* _EXERCISE REQUIREMENTS_: Copy out the listing that follows exactly, dropping every picture.

▬▬▬

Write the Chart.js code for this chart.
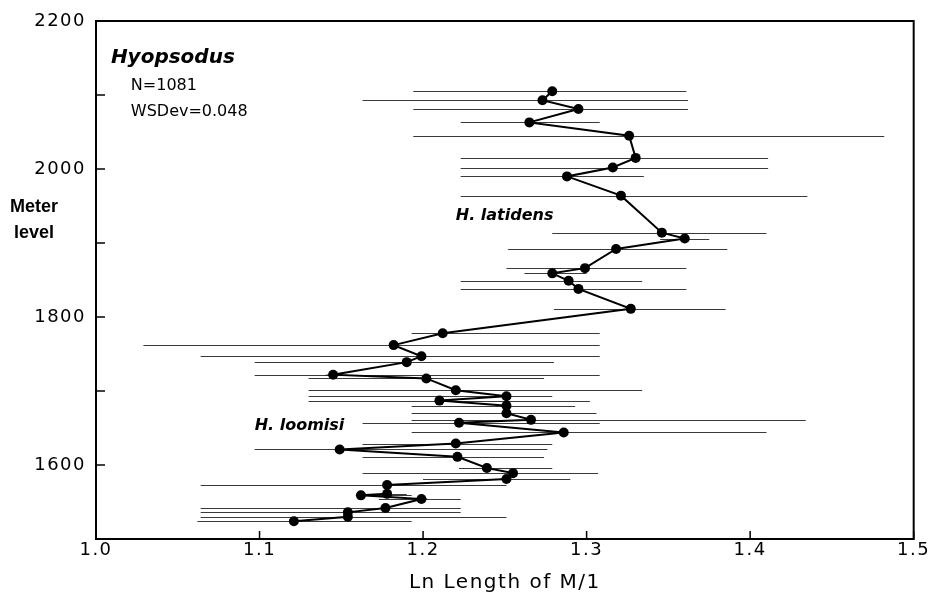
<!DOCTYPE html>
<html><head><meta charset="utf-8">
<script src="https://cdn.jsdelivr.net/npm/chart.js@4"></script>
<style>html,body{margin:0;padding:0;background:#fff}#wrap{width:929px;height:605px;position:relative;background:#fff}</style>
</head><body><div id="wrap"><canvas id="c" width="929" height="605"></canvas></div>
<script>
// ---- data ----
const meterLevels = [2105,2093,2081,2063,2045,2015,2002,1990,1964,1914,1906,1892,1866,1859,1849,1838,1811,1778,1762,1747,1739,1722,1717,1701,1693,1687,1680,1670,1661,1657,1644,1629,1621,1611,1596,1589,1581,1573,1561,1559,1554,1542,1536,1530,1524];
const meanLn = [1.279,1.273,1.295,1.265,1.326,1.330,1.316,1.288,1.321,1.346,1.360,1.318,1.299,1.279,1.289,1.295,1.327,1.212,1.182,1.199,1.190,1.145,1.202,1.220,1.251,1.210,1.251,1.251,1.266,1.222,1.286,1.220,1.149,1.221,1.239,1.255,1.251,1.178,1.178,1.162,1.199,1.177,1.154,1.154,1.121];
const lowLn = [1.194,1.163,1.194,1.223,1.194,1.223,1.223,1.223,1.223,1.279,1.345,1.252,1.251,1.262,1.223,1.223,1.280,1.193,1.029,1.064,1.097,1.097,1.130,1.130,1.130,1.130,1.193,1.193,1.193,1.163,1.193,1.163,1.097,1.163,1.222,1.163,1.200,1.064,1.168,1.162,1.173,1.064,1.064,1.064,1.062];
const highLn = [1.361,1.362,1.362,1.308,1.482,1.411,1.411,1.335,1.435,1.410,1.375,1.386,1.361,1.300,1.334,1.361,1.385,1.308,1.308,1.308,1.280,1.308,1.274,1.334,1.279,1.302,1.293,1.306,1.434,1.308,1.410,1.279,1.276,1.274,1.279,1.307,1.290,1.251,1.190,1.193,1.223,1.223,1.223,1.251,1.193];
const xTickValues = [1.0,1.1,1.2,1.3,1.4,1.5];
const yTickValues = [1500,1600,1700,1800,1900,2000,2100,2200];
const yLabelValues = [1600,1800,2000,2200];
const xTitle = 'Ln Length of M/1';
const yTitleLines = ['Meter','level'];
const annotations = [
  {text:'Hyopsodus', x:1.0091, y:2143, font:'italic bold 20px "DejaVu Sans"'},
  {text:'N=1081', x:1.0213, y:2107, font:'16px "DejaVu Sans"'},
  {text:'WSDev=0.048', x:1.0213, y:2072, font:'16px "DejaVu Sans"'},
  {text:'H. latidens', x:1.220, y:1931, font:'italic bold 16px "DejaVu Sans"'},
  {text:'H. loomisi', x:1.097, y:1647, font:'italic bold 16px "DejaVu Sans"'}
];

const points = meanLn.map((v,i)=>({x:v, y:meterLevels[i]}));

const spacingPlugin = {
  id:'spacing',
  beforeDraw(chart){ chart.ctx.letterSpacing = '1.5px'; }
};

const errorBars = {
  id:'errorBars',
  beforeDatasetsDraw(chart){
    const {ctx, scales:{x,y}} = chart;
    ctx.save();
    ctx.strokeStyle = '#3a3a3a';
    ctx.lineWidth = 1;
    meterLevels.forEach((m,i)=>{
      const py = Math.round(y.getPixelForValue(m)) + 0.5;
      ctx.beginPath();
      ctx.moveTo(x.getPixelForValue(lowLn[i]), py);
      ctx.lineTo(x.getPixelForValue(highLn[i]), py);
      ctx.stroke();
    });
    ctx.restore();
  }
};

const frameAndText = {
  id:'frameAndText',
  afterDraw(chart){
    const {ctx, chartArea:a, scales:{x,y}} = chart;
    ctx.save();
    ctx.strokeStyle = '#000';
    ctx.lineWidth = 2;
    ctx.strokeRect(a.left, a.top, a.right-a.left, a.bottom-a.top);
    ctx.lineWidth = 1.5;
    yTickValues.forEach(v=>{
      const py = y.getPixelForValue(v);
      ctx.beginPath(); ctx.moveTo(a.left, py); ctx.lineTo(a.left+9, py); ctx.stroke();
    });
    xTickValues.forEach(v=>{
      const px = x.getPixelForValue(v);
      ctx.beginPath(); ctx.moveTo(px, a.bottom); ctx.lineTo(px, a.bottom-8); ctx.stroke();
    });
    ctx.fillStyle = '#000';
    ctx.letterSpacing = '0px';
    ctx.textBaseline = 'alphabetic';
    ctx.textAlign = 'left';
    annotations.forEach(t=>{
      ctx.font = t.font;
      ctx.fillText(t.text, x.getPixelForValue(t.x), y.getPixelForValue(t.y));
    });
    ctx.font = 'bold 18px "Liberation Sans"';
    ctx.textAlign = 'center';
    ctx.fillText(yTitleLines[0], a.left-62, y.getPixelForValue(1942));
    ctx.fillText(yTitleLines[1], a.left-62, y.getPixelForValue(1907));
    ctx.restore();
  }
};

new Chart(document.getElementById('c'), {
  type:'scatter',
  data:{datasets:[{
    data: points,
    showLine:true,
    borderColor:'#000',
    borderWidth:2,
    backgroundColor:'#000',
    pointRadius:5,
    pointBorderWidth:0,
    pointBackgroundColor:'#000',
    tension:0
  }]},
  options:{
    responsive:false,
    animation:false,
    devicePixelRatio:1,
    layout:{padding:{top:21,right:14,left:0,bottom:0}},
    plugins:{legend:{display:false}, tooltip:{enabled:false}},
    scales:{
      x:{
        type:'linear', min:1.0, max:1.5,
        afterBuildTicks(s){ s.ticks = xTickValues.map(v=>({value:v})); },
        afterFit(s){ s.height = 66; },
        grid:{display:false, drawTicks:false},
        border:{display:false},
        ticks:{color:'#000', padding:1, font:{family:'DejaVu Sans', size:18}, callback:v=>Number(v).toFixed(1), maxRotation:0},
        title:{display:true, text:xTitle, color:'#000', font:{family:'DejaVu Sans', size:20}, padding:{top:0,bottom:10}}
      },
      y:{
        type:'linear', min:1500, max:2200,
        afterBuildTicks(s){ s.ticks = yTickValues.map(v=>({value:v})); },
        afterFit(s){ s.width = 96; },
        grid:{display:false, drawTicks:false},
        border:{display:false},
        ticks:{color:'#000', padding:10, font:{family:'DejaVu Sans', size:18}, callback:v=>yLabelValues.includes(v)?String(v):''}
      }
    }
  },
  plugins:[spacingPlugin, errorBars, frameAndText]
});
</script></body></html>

▬▬▬

* _REPLY_:
Write the Chart.js code for this chart.
<!DOCTYPE html>
<html><head><meta charset="utf-8">
<script src="https://cdn.jsdelivr.net/npm/chart.js@4"></script>
<style>html,body{margin:0;padding:0;background:#fff}#wrap{width:929px;height:605px;position:relative;background:#fff}</style>
</head><body><div id="wrap"><canvas id="c" width="929" height="605"></canvas></div>
<script>
// ---- data ----
const meterLevels = [2105,2093,2081,2063,2045,2015,2002,1990,1964,1914,1906,1892,1866,1859,1849,1838,1811,1778,1762,1747,1739,1722,1717,1701,1693,1687,1680,1670,1661,1657,1644,1629,1621,1611,1596,1589,1581,1573,1561,1559,1554,1542,1536,1530,1524];
const meanLn = [1.279,1.273,1.295,1.265,1.326,1.330,1.316,1.288,1.321,1.346,1.360,1.318,1.299,1.279,1.289,1.295,1.327,1.212,1.182,1.199,1.190,1.145,1.202,1.220,1.251,1.210,1.251,1.251,1.266,1.222,1.286,1.220,1.149,1.221,1.239,1.255,1.251,1.178,1.178,1.162,1.199,1.177,1.154,1.154,1.121];
const lowLn = [1.194,1.163,1.194,1.223,1.194,1.223,1.223,1.223,1.223,1.279,1.345,1.252,1.251,1.262,1.223,1.223,1.280,1.193,1.029,1.064,1.097,1.097,1.130,1.130,1.130,1.130,1.193,1.193,1.193,1.163,1.193,1.163,1.097,1.163,1.222,1.163,1.200,1.064,1.168,1.162,1.173,1.064,1.064,1.064,1.062];
const highLn = [1.361,1.362,1.362,1.308,1.482,1.411,1.411,1.335,1.435,1.410,1.375,1.386,1.361,1.300,1.334,1.361,1.385,1.308,1.308,1.308,1.280,1.308,1.274,1.334,1.279,1.302,1.293,1.306,1.434,1.308,1.410,1.279,1.276,1.274,1.279,1.307,1.290,1.251,1.190,1.193,1.223,1.223,1.223,1.251,1.193];
const xTickValues = [1.0,1.1,1.2,1.3,1.4,1.5];
const yTickValues = [1500,1600,1700,1800,1900,2000,2100,2200];
const yLabelValues = [1600,1800,2000,2200];
const xTitle = 'Ln Length of M/1';
const yTitleLines = ['Meter','level'];
const annotations = [
  {text:'Hyopsodus', x:1.0091, y:2143, font:'italic bold 20px "DejaVu Sans"'},
  {text:'N=1081', x:1.0213, y:2107, font:'16px "DejaVu Sans"'},
  {text:'WSDev=0.048', x:1.0213, y:2072, font:'16px "DejaVu Sans"'},
  {text:'H. latidens', x:1.220, y:1931, font:'italic bold 16px "DejaVu Sans"'},
  {text:'H. loomisi', x:1.097, y:1647, font:'italic bold 16px "DejaVu Sans"'}
];

const points = meanLn.map((v,i)=>({x:v, y:meterLevels[i]}));

const spacingPlugin = {
  id:'spacing',
  beforeDraw(chart){ chart.ctx.letterSpacing = '1.5px'; }
};

const errorBars = {
  id:'errorBars',
  beforeDatasetsDraw(chart){
    const {ctx, scales:{x,y}} = chart;
    ctx.save();
    ctx.strokeStyle = '#3a3a3a';
    ctx.lineWidth = 1;
    meterLevels.forEach((m,i)=>{
      const py = Math.round(y.getPixelForValue(m)) + 0.5;
      ctx.beginPath();
      ctx.moveTo(x.getPixelForValue(lowLn[i]), py);
      ctx.lineTo(x.getPixelForValue(highLn[i]), py);
      ctx.stroke();
    });
    ctx.restore();
  }
};

const frameAndText = {
  id:'frameAndText',
  afterDraw(chart){
    const {ctx, chartArea:a, scales:{x,y}} = chart;
    ctx.save();
    ctx.strokeStyle = '#000';
    ctx.lineWidth = 2;
    ctx.strokeRect(a.left, a.top, a.right-a.left, a.bottom-a.top);
    ctx.lineWidth = 1.5;
    yTickValues.forEach(v=>{
      const py = y.getPixelForValue(v);
      ctx.beginPath(); ctx.moveTo(a.left, py); ctx.lineTo(a.left+9, py); ctx.stroke();
    });
    xTickValues.forEach(v=>{
      const px = x.getPixelForValue(v);
      ctx.beginPath(); ctx.moveTo(px, a.bottom); ctx.lineTo(px, a.bottom-8); ctx.stroke();
    });
    ctx.fillStyle = '#000';
    ctx.letterSpacing = '0px';
    ctx.textBaseline = 'alphabetic';
    ctx.textAlign = 'left';
    annotations.forEach(t=>{
      ctx.font = t.font;
      ctx.fillText(t.text, x.getPixelForValue(t.x), y.getPixelForValue(t.y));
    });
    ctx.font = 'bold 18px "Liberation Sans"';
    ctx.textAlign = 'center';
    ctx.fillText(yTitleLines[0], a.left-62, y.getPixelForValue(1942));
    ctx.fillText(yTitleLines[1], a.left-62, y.getPixelForValue(1907));
    ctx.restore();
  }
};

new Chart(document.getElementById('c'), {
  type:'scatter',
  data:{datasets:[{
    data: points,
    showLine:true,
    borderColor:'#000',
    borderWidth:2,
    backgroundColor:'#000',
    pointRadius:5,
    pointBorderWidth:0,
    pointBackgroundColor:'#000',
    tension:0
  }]},
  options:{
    responsive:false,
    animation:false,
    devicePixelRatio:1,
    layout:{padding:{top:21,right:14,left:0,bottom:0}},
    plugins:{legend:{display:false}, tooltip:{enabled:false}},
    scales:{
      x:{
        type:'linear', min:1.0, max:1.5,
        afterBuildTicks(s){ s.ticks = xTickValues.map(v=>({value:v})); },
        afterFit(s){ s.height = 66; },
        grid:{display:false, drawTicks:false},
        border:{display:false},
        ticks:{color:'#000', padding:1, font:{family:'DejaVu Sans', size:18}, callback:v=>Number(v).toFixed(1), maxRotation:0},
        title:{display:true, text:xTitle, color:'#000', font:{family:'DejaVu Sans', size:20}, padding:{top:0,bottom:10}}
      },
      y:{
        type:'linear', min:1500, max:2200,
        afterBuildTicks(s){ s.ticks = yTickValues.map(v=>({value:v})); },
        afterFit(s){ s.width = 96; },
        grid:{display:false, drawTicks:false},
        border:{display:false},
        ticks:{color:'#000', padding:10, font:{family:'DejaVu Sans', size:18}, callback:v=>yLabelValues.includes(v)?String(v):''}
      }
    }
  },
  plugins:[spacingPlugin, errorBars, frameAndText]
});
</script></body></html>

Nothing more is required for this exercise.